**DATA EXTRACT:**

•••••

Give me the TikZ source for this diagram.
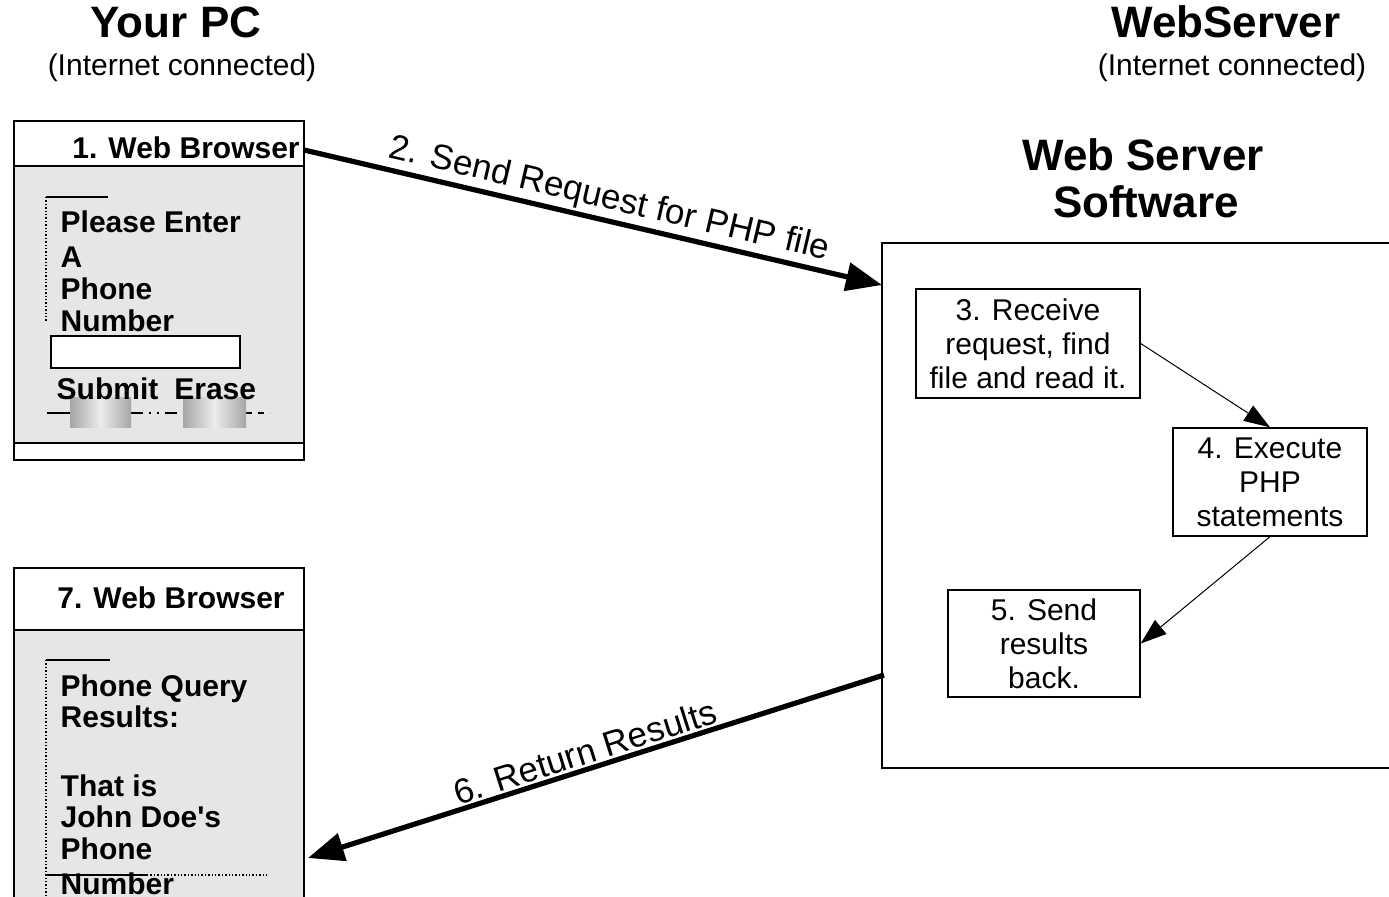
\documentclass[tikz,border=0pt]{standalone}
\usepackage{fontspec}
\setmainfont{Liberation Sans}
\usetikzlibrary{arrows.meta}

\definecolor{formgray}{RGB}{230,230,230}
\tikzset{
  title/.style={font=\fontsize{22}{25}\selectfont\bfseries, anchor=base, inner sep=0pt},
  note/.style={font=\fontsize{15}{18}\selectfont, anchor=base, inner sep=0pt},
  formtext/.style={font=\fontsize{15}{17}\selectfont\bfseries, anchor=base west, inner sep=0pt},
  stepbox/.style={draw, align=center, inner sep=0pt, line width=0.7pt,
    font=\fontsize{15}{17}\selectfont},
  bigarrow/.style={line width=2.6pt, -{Triangle[length=18pt,width=14pt]}},
  smallarrow/.style={line width=0.5pt, -{Triangle[length=13pt,width=9pt]}},
  arrowlabel/.style={font=\fontsize{17.5}{20}\selectfont, sloped, above, inner sep=1pt},
  button/.style={shading=axis, left color=gray!70, right color=gray!70, middle color=gray!15},
}

\begin{document}
\begin{tikzpicture}[x=0.5pt,y=-0.5pt,line width=0.7pt]
  \clip (0,0) rectangle (1389,897);

  % titles
  \node[title] (yourpc) at (176,38) {Your PC};
  \node[note] (pcnote) at (182,76) {(Internet connected)};
  \node[title] (websrv) at (1226,38) {WebServer};
  \node[note] (srvnote) at (1232,76) {(Internet connected)};
  \node[title] (swtitle1) at (1143,171) {Web Server};
  \node[title] (swtitle2) at (1146,218) {Software};

  % first browser window
  \draw (14,121) rectangle (304,460);
  \filldraw[fill=formgray] (14,166) rectangle (304,443);
  \node[formtext, anchor=base] (hdr1) at (186,159) {1. Web Browser};
  \draw (46,197) -- (108,197);
  \draw[densely dotted] (46,197) -- (46,322);
  \foreach \txt/\y in {Please Enter/233, A/268, Phone/300, Number/332}
    \node[formtext] at (60,\y) {\txt};
  \filldraw[fill=white] (51,336) rectangle (240,368);
  \draw (47,413) -- (70,413);
  \draw[dash pattern=on 6pt off 3pt on 1pt off 3pt on 1pt off 3pt] (131,413) -- (183,413);
  \draw[dashed] (246,413) -- (270,413);
  \shade[button] (70,398) rectangle (131,428);
  \shade[button] (183,398) rectangle (246,428);
  \node[formtext] (submit) at (56,400) {Submit\hspace{8pt}Erase};

  % second browser window
  \draw (14,568) rectangle (304,920);
  \filldraw[fill=formgray] (14,630) rectangle (304,920);
  \node[formtext, anchor=base] (hdr7) at (171,609) {7. Web Browser};
  \draw (46,660) -- (110,660);
  \draw[densely dotted] (46,660) -- (46,920);
  \foreach \txt/\y in {Phone Query/697, Results:/728, That is/797, John Doe\textquotesingle s/828, Phone/860, Number/895}
    \node[formtext] at (60,\y) {\txt};
  \draw (46,875) -- (147,875);
  \draw[densely dotted] (147,875) -- (268,875);

  % web server
  \node[draw, inner sep=0pt, minimum width=256.5pt, minimum height=262.5pt] (srv) at (1138.5,505.5) {};
  \node[stepbox, minimum width=112pt, minimum height=54.5pt] (box3) at (1028,343.5)
    {3. Receive\\ request, find\\ file and read it.};
  \node[stepbox, minimum width=97pt, minimum height=54pt] (box4) at (1270,482)
    {4. Execute\\ PHP\\ statements};
  \node[stepbox, minimum width=96pt, minimum height=53.5pt] (box5) at (1044,643.5)
    {5. Send\\ results\\ back.};

  \draw[smallarrow] (box3.east) -- (box4.north);
  \draw[smallarrow] (box4.south) -- (box5.east);

  % request and response
  \coordinate (reqstart) at (304,150);
  \coordinate (reqend) at (882,285);
  \coordinate (resstart) at (884,675);
  \coordinate (resend) at (308,858);
  \draw[bigarrow] (reqstart) -- node[arrowlabel, pos=0.52] {2. Send Request for PHP file} (reqend);
  \draw[bigarrow] (resstart) -- node[arrowlabel, pos=0.51] {6. Return Results} (resend);
\end{tikzpicture}
\end{document}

•••••

Repeat the material above in full and unchanged, minus its images.

Give me the TikZ source for this diagram.
\documentclass[tikz,border=0pt]{standalone}
\usepackage{fontspec}
\setmainfont{Liberation Sans}
\usetikzlibrary{arrows.meta}

\definecolor{formgray}{RGB}{230,230,230}
\tikzset{
  title/.style={font=\fontsize{22}{25}\selectfont\bfseries, anchor=base, inner sep=0pt},
  note/.style={font=\fontsize{15}{18}\selectfont, anchor=base, inner sep=0pt},
  formtext/.style={font=\fontsize{15}{17}\selectfont\bfseries, anchor=base west, inner sep=0pt},
  stepbox/.style={draw, align=center, inner sep=0pt, line width=0.7pt,
    font=\fontsize{15}{17}\selectfont},
  bigarrow/.style={line width=2.6pt, -{Triangle[length=18pt,width=14pt]}},
  smallarrow/.style={line width=0.5pt, -{Triangle[length=13pt,width=9pt]}},
  arrowlabel/.style={font=\fontsize{17.5}{20}\selectfont, sloped, above, inner sep=1pt},
  button/.style={shading=axis, left color=gray!70, right color=gray!70, middle color=gray!15},
}

\begin{document}
\begin{tikzpicture}[x=0.5pt,y=-0.5pt,line width=0.7pt]
  \clip (0,0) rectangle (1389,897);

  % titles
  \node[title] (yourpc) at (176,38) {Your PC};
  \node[note] (pcnote) at (182,76) {(Internet connected)};
  \node[title] (websrv) at (1226,38) {WebServer};
  \node[note] (srvnote) at (1232,76) {(Internet connected)};
  \node[title] (swtitle1) at (1143,171) {Web Server};
  \node[title] (swtitle2) at (1146,218) {Software};

  % first browser window
  \draw (14,121) rectangle (304,460);
  \filldraw[fill=formgray] (14,166) rectangle (304,443);
  \node[formtext, anchor=base] (hdr1) at (186,159) {1. Web Browser};
  \draw (46,197) -- (108,197);
  \draw[densely dotted] (46,197) -- (46,322);
  \foreach \txt/\y in {Please Enter/233, A/268, Phone/300, Number/332}
    \node[formtext] at (60,\y) {\txt};
  \filldraw[fill=white] (51,336) rectangle (240,368);
  \draw (47,413) -- (70,413);
  \draw[dash pattern=on 6pt off 3pt on 1pt off 3pt on 1pt off 3pt] (131,413) -- (183,413);
  \draw[dashed] (246,413) -- (270,413);
  \shade[button] (70,398) rectangle (131,428);
  \shade[button] (183,398) rectangle (246,428);
  \node[formtext] (submit) at (56,400) {Submit\hspace{8pt}Erase};

  % second browser window
  \draw (14,568) rectangle (304,920);
  \filldraw[fill=formgray] (14,630) rectangle (304,920);
  \node[formtext, anchor=base] (hdr7) at (171,609) {7. Web Browser};
  \draw (46,660) -- (110,660);
  \draw[densely dotted] (46,660) -- (46,920);
  \foreach \txt/\y in {Phone Query/697, Results:/728, That is/797, John Doe\textquotesingle s/828, Phone/860, Number/895}
    \node[formtext] at (60,\y) {\txt};
  \draw (46,875) -- (147,875);
  \draw[densely dotted] (147,875) -- (268,875);

  % web server
  \node[draw, inner sep=0pt, minimum width=256.5pt, minimum height=262.5pt] (srv) at (1138.5,505.5) {};
  \node[stepbox, minimum width=112pt, minimum height=54.5pt] (box3) at (1028,343.5)
    {3. Receive\\ request, find\\ file and read it.};
  \node[stepbox, minimum width=97pt, minimum height=54pt] (box4) at (1270,482)
    {4. Execute\\ PHP\\ statements};
  \node[stepbox, minimum width=96pt, minimum height=53.5pt] (box5) at (1044,643.5)
    {5. Send\\ results\\ back.};

  \draw[smallarrow] (box3.east) -- (box4.north);
  \draw[smallarrow] (box4.south) -- (box5.east);

  % request and response
  \coordinate (reqstart) at (304,150);
  \coordinate (reqend) at (882,285);
  \coordinate (resstart) at (884,675);
  \coordinate (resend) at (308,858);
  \draw[bigarrow] (reqstart) -- node[arrowlabel, pos=0.52] {2. Send Request for PHP file} (reqend);
  \draw[bigarrow] (resstart) -- node[arrowlabel, pos=0.51] {6. Return Results} (resend);
\end{tikzpicture}
\end{document}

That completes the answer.